▶ **Task description**
Print exactly the lines from the first one down to the line that contains "import plotly.graph_objects as go", both included, and skip the pictures.

▶ **Raw data**

>> START

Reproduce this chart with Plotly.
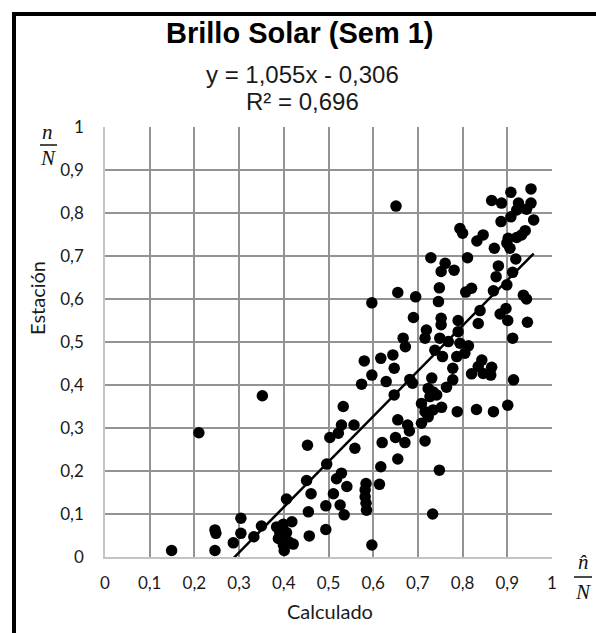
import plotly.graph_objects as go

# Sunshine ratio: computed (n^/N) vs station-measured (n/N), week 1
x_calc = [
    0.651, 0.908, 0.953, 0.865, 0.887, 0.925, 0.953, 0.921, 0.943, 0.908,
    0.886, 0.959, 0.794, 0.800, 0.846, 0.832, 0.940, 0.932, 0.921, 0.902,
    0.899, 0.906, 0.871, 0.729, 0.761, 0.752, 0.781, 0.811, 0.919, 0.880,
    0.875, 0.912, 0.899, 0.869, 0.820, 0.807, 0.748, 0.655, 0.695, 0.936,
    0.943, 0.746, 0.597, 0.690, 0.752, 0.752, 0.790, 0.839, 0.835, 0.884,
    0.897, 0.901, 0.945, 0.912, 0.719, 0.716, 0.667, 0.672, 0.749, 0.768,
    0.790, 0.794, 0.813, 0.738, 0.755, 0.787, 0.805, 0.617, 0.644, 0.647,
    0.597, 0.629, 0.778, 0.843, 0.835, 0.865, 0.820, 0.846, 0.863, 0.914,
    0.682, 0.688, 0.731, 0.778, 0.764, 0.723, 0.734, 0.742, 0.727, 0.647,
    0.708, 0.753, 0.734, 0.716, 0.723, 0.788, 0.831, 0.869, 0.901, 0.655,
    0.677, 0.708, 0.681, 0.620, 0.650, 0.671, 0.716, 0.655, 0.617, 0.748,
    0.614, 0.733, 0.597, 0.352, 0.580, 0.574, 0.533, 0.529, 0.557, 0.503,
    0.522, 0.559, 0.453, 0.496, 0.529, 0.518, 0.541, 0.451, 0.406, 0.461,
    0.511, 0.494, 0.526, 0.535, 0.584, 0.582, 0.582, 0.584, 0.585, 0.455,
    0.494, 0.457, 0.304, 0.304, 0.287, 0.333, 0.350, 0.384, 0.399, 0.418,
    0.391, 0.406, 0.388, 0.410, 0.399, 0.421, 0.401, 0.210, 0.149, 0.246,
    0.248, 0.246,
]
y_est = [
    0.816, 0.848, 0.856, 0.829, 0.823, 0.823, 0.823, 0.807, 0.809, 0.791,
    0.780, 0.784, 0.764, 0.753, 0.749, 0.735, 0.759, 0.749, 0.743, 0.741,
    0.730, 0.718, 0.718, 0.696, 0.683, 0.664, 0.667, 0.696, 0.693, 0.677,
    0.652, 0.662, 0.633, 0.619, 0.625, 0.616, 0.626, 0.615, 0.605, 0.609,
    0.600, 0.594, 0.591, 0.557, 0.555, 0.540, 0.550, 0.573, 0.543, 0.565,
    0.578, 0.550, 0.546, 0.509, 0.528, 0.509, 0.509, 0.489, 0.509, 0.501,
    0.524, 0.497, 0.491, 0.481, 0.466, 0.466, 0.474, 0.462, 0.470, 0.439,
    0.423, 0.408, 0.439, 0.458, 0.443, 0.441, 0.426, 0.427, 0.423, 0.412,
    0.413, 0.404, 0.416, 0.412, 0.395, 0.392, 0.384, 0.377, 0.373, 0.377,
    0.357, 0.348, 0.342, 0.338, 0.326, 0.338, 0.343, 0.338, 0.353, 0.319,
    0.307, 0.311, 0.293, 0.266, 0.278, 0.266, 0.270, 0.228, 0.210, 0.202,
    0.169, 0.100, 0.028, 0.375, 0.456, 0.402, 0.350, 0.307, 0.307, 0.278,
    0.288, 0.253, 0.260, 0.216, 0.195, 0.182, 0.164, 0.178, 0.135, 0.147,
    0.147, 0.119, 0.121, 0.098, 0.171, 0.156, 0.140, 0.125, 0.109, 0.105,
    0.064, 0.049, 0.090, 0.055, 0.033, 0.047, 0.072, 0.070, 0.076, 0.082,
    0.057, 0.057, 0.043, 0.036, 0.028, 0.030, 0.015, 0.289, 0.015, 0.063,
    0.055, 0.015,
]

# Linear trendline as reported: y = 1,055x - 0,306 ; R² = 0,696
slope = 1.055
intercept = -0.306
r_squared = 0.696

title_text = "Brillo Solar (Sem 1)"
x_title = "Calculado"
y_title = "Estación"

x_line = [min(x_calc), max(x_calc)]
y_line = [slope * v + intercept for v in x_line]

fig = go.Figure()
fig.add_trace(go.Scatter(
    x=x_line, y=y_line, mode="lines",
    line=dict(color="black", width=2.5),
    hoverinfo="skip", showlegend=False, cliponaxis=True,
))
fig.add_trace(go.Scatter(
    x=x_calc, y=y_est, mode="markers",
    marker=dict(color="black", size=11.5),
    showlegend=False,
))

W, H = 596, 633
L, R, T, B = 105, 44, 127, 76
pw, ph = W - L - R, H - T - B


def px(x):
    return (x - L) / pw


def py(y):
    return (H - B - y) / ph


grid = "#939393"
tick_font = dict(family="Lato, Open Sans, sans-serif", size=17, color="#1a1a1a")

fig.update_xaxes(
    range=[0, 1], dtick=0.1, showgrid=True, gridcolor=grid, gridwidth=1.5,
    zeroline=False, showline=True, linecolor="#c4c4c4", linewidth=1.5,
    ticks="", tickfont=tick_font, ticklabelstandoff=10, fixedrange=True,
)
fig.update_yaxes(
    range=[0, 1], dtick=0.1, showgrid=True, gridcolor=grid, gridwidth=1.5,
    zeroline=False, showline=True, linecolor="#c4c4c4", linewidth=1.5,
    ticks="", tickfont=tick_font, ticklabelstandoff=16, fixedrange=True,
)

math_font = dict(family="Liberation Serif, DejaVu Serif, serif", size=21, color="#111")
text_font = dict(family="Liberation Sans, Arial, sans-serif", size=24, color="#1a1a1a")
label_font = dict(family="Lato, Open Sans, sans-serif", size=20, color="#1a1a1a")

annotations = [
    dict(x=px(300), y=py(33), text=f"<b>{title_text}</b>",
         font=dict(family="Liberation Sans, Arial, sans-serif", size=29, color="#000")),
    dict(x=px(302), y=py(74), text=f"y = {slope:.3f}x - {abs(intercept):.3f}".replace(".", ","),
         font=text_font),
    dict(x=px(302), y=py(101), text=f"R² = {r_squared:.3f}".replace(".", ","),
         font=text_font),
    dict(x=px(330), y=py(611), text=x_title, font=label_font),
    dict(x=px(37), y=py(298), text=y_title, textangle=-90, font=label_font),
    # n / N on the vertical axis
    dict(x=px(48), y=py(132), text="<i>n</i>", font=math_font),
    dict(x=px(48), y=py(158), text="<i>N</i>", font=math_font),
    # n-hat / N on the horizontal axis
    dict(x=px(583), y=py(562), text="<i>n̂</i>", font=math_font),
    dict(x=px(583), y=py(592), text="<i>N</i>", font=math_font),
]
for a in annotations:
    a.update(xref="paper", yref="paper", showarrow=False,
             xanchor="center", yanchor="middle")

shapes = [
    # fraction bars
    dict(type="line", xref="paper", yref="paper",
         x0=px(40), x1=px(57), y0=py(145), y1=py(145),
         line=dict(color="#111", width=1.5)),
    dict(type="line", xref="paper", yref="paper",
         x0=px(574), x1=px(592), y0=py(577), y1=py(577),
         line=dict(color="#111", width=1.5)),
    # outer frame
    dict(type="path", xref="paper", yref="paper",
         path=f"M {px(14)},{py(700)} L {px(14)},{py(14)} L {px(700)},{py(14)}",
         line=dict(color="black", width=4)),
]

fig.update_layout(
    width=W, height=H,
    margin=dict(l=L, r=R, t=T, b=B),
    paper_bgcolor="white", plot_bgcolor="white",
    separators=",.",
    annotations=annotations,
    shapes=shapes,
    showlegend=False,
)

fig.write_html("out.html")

>> END

▶ **Full answer**
Reproduce this chart with Plotly.
import plotly.graph_objects as go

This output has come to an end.